Finito il tempo del turismo spicciolo, è arrivato quello del lavoro. Sono venuto in Cina insieme a due dei miei vice-presidenti ( Richard Leyrer, presidente della Federazione ungherese di kickboxing, e Espen Lund della Norvegia) perché proprio a Beijing il GAISF organizzava la sua annuale Assemblea Generale. In veste di presidente di una nuova Federazione Sportiva Internazionale (la WAKO appunto, riconosciuta nel 2006),abbiamo partecipato ai lavori assembleari che si sono tenuti il 27 aprile scorso. In quella sala, c’era il gotha dello sport mondiale. Tutti i presidenti di Federazioni Internazionali ( tra cui molti gli italiani, da Bruno Grandi -Ginnastica-, a Ricci Bitti – Tennis -, da Sabatino Aracu - Pattini , al Gen. Gola –Sport Militari- e molti dirigenti come Mario Pescante, ma anche i massimi vertici del Comitato Olimpico Internazionale. Finito a pochi mesi addietro, il fatto di stare in mezzo a tanto consesso sembrava un sogno irraggiungibile, e invece era tutto vero. Ce l’avevamo fatta un’altra volta.
Approvati il bilancio GAISF, eletto alla presidenza Mr. Hein Verbruggen (già presidente dell’UCI –ciclisti- e amico di Jan Rogge, presidente del CIO), i nostri lavori hanno anche avuto precedentemente una sessione dedicata agli sport marziali. Beijing ha visto il secondo appuntamento delle federazioni componenti i World Martial Arts Games, le prossime vere e proprie Olimpiadi delle Arti Marziali – per usare questo termine. Tra le novità, il fatto che anche la Federazione di Judo Internazionale sia interessata all’avvenimento e che Antonio Espinos, spagnolo, presidente della World Karate Federation, è entrato nel Consiglio del GAISF insieme allo svedese Paul Hoglund, presidente della Federazione Internazionale di Ju Jitsu.
Insomma, sembra proprio che le Arti Marziali stiano prendendo sempre più piede e importanza.
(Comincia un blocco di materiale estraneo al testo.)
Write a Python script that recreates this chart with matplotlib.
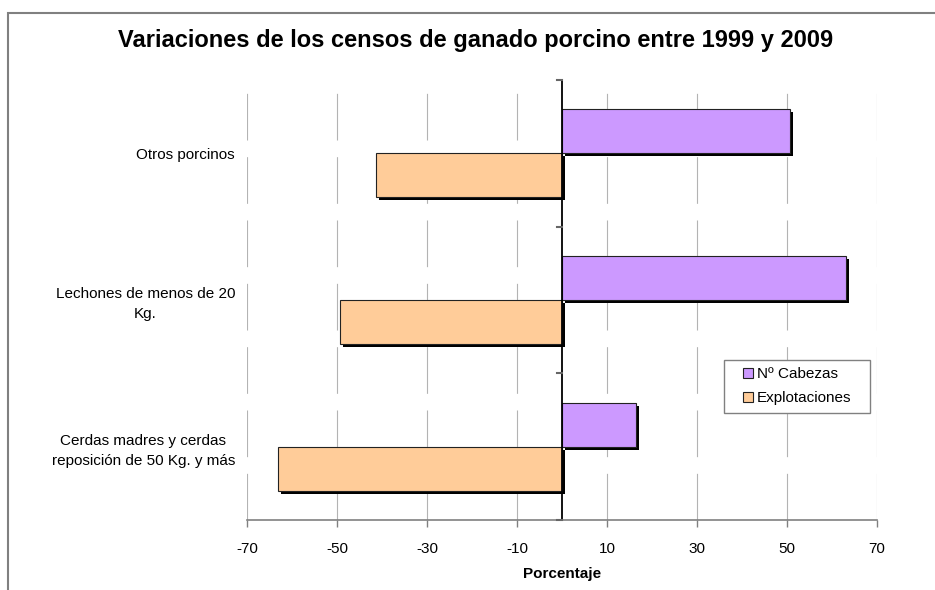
"""
Variaciones de los censos de ganado porcino entre 1999 y 2009
Barras horizontales: Nº Cabezas vs Explotaciones (porcentaje)
"""
import matplotlib
matplotlib.use('Agg')
import matplotlib.pyplot as plt
import matplotlib.patheffects as pe
from matplotlib.patches import Rectangle

plt.rcParams['font.family'] = ['Liberation Sans', 'DejaVu Sans']

# Datos (de abajo hacia arriba)
categorias = ['Cerdas madres y cerdas\nreposición de 50 Kg. y más',
              'Lechones de menos de 20\nKg.',
              'Otros porcinos']
cabezas = [16.4, 63.1, 50.7]
explotaciones = [-63.1, -49.3, -41.3]
xticks = [-70, -50, -30, -10, 10, 30, 50, 70]

W, H = 935, 590
fig = plt.figure(figsize=(W/100, H/100), dpi=100)
ax = fig.add_axes([247/W, 1-520/H, 630/W, 440/H])

# marco exterior del grafico
fig.patches.append(Rectangle((8/W, -0.1), 1.1, 1-13/H+0.1, transform=fig.transFigure,
                             fill=False, edgecolor='#808080', linewidth=1.5))

# rejilla vertical discontinua
for x in xticks:
    ax.axvline(x, color='#b3b3b3', linewidth=0.8, dashes=(42, 15), zorder=0)

shadow = [pe.SimplePatchShadow(offset=(2.2, -2.2), shadow_rgbFace='black', alpha=1), pe.Normal()]
pos = [i + 0.5 for i in range(len(categorias))]
h = 0.3
b1 = ax.barh([p + h/2 for p in pos], cabezas, height=h, color='#CC99FF',
             edgecolor='#222222', linewidth=0.8, label='Nº Cabezas', zorder=3)
b2 = ax.barh([p - h/2 for p in pos], explotaciones, height=h, color='#FFCC99',
             edgecolor='#222222', linewidth=0.8, label='Explotaciones', zorder=3)
for r in list(b1) + list(b2):
    r.set_path_effects(shadow)

# eje vertical en cero con marcas entre categorias
ax.axvline(0, color='black', linewidth=1.3, zorder=4)
for yb in range(len(categorias) + 1):
    ax.plot([-1.2, 0], [yb, yb], color='#666666', linewidth=1.5, zorder=4, clip_on=False)

ax.set_xlim(-70, 70)
ax.set_ylim(0, 3)
ax.set_xticks(xticks)
ax.set_xticklabels([str(x) for x in xticks], fontsize=11)
ax.set_yticks(pos)
ax.set_yticklabels(categorias, fontsize=11, multialignment='center', linespacing=1.5)
ax.tick_params(axis='y', length=0, pad=8.6)
ax.tick_params(axis='x', length=5, color='#808080', width=1, pad=10.5)

for s in ['top', 'right', 'left']:
    ax.spines[s].set_visible(False)
ax.spines['bottom'].set_color('#808080')
ax.spines['bottom'].set_linewidth(1.2)

ax.set_xlabel('Porcentaje', fontsize=11, fontweight='bold', labelpad=8)

fig.text(476/W, 1-40/H, 'Variaciones de los censos de ganado porcino entre 1999 y 2009',
         ha='center', va='center', fontsize=17, fontweight='bold')

# leyenda: caja dibujada aparte, como en Excel
ax.add_patch(Rectangle((724/W, 1-413/H), 146/W, 53/H, transform=fig.transFigure,
                       facecolor='white', edgecolor='#808080', linewidth=1,
                       zorder=5, clip_on=False))
leg = ax.legend(handles=[b1, b2], loc='upper left', bbox_to_anchor=(743/W, 1-367/H),
                bbox_transform=fig.transFigure, fontsize=11, frameon=False,
                handlelength=0.65, handleheight=0.65, handletextpad=0.25, borderpad=0,
                labelspacing=0.68, borderaxespad=0)
leg.set_zorder(6)
for hnd in leg.legend_handles:
    hnd.set_path_effects([])

fig.savefig('out.png', dpi=100)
La terza riunione del Comitato Organizzatore dei WMAG sarà a Bangkok il prossimo 5 dicembre.
Messi a punto i Giochi Marziali in maniera definitiva (quanto dovranno durare, quanti atleti dovranno comprendere, quali gli obblighi organizzativi delle città che li ospiteranno, i costi ecc.ecc), si potrà finalmente passare alla scelta delle città che già si sono candidate.
C’è da scommettere che per la prima edizione di questi Giochi, previsti per il 2010 (ma se si facciano in quest’anno ancora non si sa di sicuro), sarà una città cinese a vincere l’appalto. In Cina ormai non si terranno solo le Olimpiadi nel 2008 (splendide davvero le strutture sportive che ho visto), ma già la Cina ospita il circuito di Formula 1, il Gran Premio motociclistico, gare di Golf coi migliori giocatori al mondo (Tiger Woods ha costruito già 2 campi e ne ha in progetto altri 10), le finalissime delle Master Series di Tennis, insomma con la sua ricchezza la Cina vuole diventare non solo una grandissima potenza industriale, ma anche sportiva. E’ certo che ce la farà. A che prezzo, per il momento, ve ne ho dato solo un’idea.